▶ _Information provided_
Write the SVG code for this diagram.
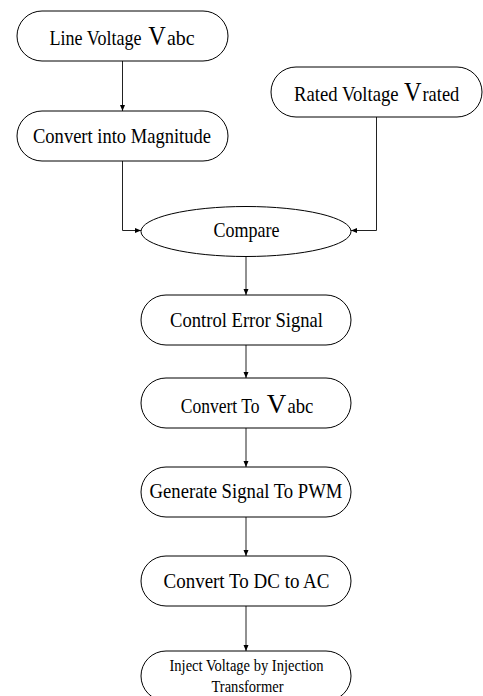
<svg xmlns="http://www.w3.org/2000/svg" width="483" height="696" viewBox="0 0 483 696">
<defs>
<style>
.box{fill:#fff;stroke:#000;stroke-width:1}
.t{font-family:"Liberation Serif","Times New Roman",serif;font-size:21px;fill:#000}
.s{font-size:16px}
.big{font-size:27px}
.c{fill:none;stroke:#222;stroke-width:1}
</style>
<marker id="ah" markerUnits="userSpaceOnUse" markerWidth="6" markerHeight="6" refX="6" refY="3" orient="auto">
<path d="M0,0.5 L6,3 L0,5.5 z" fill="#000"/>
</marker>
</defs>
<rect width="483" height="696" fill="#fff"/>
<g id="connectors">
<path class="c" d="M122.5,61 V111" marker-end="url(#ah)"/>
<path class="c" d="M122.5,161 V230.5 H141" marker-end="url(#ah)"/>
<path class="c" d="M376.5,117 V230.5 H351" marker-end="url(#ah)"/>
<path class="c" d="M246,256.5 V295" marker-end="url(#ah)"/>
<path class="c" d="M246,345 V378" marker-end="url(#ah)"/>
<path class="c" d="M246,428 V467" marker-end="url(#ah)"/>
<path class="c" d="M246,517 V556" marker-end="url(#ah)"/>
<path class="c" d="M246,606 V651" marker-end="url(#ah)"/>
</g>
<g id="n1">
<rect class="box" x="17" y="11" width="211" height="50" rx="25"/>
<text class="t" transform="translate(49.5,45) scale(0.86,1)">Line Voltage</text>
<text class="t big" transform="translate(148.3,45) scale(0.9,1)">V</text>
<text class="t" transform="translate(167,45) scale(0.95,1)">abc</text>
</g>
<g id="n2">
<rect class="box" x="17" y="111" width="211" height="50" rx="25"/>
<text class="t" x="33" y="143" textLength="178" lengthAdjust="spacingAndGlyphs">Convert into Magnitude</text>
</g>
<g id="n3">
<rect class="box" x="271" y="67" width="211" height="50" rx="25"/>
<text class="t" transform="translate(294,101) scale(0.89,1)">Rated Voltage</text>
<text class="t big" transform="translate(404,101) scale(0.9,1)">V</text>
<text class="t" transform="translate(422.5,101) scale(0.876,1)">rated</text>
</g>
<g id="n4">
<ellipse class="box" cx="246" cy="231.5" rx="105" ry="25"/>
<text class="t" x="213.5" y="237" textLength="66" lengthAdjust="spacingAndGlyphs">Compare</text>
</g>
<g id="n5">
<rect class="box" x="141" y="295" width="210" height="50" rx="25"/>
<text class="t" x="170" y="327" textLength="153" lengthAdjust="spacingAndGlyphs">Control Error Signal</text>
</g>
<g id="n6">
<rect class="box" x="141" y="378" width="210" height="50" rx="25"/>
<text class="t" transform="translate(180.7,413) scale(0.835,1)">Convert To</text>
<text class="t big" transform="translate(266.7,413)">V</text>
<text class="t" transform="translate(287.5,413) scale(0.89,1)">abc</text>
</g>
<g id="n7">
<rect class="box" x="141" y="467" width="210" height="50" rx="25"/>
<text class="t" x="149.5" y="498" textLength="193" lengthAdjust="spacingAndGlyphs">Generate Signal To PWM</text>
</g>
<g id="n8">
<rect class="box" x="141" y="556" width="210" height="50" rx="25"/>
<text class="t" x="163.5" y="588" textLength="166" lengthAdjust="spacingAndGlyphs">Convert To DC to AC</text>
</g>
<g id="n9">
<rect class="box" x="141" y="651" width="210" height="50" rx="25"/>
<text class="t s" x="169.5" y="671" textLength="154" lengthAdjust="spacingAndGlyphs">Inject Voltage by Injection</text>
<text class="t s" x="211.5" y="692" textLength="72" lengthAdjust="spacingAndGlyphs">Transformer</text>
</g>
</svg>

▶ _Goal of the exercise_
Return each line of the data, keeping its wording exact and omitting pictures.

▶ _Solution to the problem_
Write the SVG code for this diagram.
<svg xmlns="http://www.w3.org/2000/svg" width="483" height="696" viewBox="0 0 483 696">
<defs>
<style>
.box{fill:#fff;stroke:#000;stroke-width:1}
.t{font-family:"Liberation Serif","Times New Roman",serif;font-size:21px;fill:#000}
.s{font-size:16px}
.big{font-size:27px}
.c{fill:none;stroke:#222;stroke-width:1}
</style>
<marker id="ah" markerUnits="userSpaceOnUse" markerWidth="6" markerHeight="6" refX="6" refY="3" orient="auto">
<path d="M0,0.5 L6,3 L0,5.5 z" fill="#000"/>
</marker>
</defs>
<rect width="483" height="696" fill="#fff"/>
<g id="connectors">
<path class="c" d="M122.5,61 V111" marker-end="url(#ah)"/>
<path class="c" d="M122.5,161 V230.5 H141" marker-end="url(#ah)"/>
<path class="c" d="M376.5,117 V230.5 H351" marker-end="url(#ah)"/>
<path class="c" d="M246,256.5 V295" marker-end="url(#ah)"/>
<path class="c" d="M246,345 V378" marker-end="url(#ah)"/>
<path class="c" d="M246,428 V467" marker-end="url(#ah)"/>
<path class="c" d="M246,517 V556" marker-end="url(#ah)"/>
<path class="c" d="M246,606 V651" marker-end="url(#ah)"/>
</g>
<g id="n1">
<rect class="box" x="17" y="11" width="211" height="50" rx="25"/>
<text class="t" transform="translate(49.5,45) scale(0.86,1)">Line Voltage</text>
<text class="t big" transform="translate(148.3,45) scale(0.9,1)">V</text>
<text class="t" transform="translate(167,45) scale(0.95,1)">abc</text>
</g>
<g id="n2">
<rect class="box" x="17" y="111" width="211" height="50" rx="25"/>
<text class="t" x="33" y="143" textLength="178" lengthAdjust="spacingAndGlyphs">Convert into Magnitude</text>
</g>
<g id="n3">
<rect class="box" x="271" y="67" width="211" height="50" rx="25"/>
<text class="t" transform="translate(294,101) scale(0.89,1)">Rated Voltage</text>
<text class="t big" transform="translate(404,101) scale(0.9,1)">V</text>
<text class="t" transform="translate(422.5,101) scale(0.876,1)">rated</text>
</g>
<g id="n4">
<ellipse class="box" cx="246" cy="231.5" rx="105" ry="25"/>
<text class="t" x="213.5" y="237" textLength="66" lengthAdjust="spacingAndGlyphs">Compare</text>
</g>
<g id="n5">
<rect class="box" x="141" y="295" width="210" height="50" rx="25"/>
<text class="t" x="170" y="327" textLength="153" lengthAdjust="spacingAndGlyphs">Control Error Signal</text>
</g>
<g id="n6">
<rect class="box" x="141" y="378" width="210" height="50" rx="25"/>
<text class="t" transform="translate(180.7,413) scale(0.835,1)">Convert To</text>
<text class="t big" transform="translate(266.7,413)">V</text>
<text class="t" transform="translate(287.5,413) scale(0.89,1)">abc</text>
</g>
<g id="n7">
<rect class="box" x="141" y="467" width="210" height="50" rx="25"/>
<text class="t" x="149.5" y="498" textLength="193" lengthAdjust="spacingAndGlyphs">Generate Signal To PWM</text>
</g>
<g id="n8">
<rect class="box" x="141" y="556" width="210" height="50" rx="25"/>
<text class="t" x="163.5" y="588" textLength="166" lengthAdjust="spacingAndGlyphs">Convert To DC to AC</text>
</g>
<g id="n9">
<rect class="box" x="141" y="651" width="210" height="50" rx="25"/>
<text class="t s" x="169.5" y="671" textLength="154" lengthAdjust="spacingAndGlyphs">Inject Voltage by Injection</text>
<text class="t s" x="211.5" y="692" textLength="72" lengthAdjust="spacingAndGlyphs">Transformer</text>
</g>
</svg>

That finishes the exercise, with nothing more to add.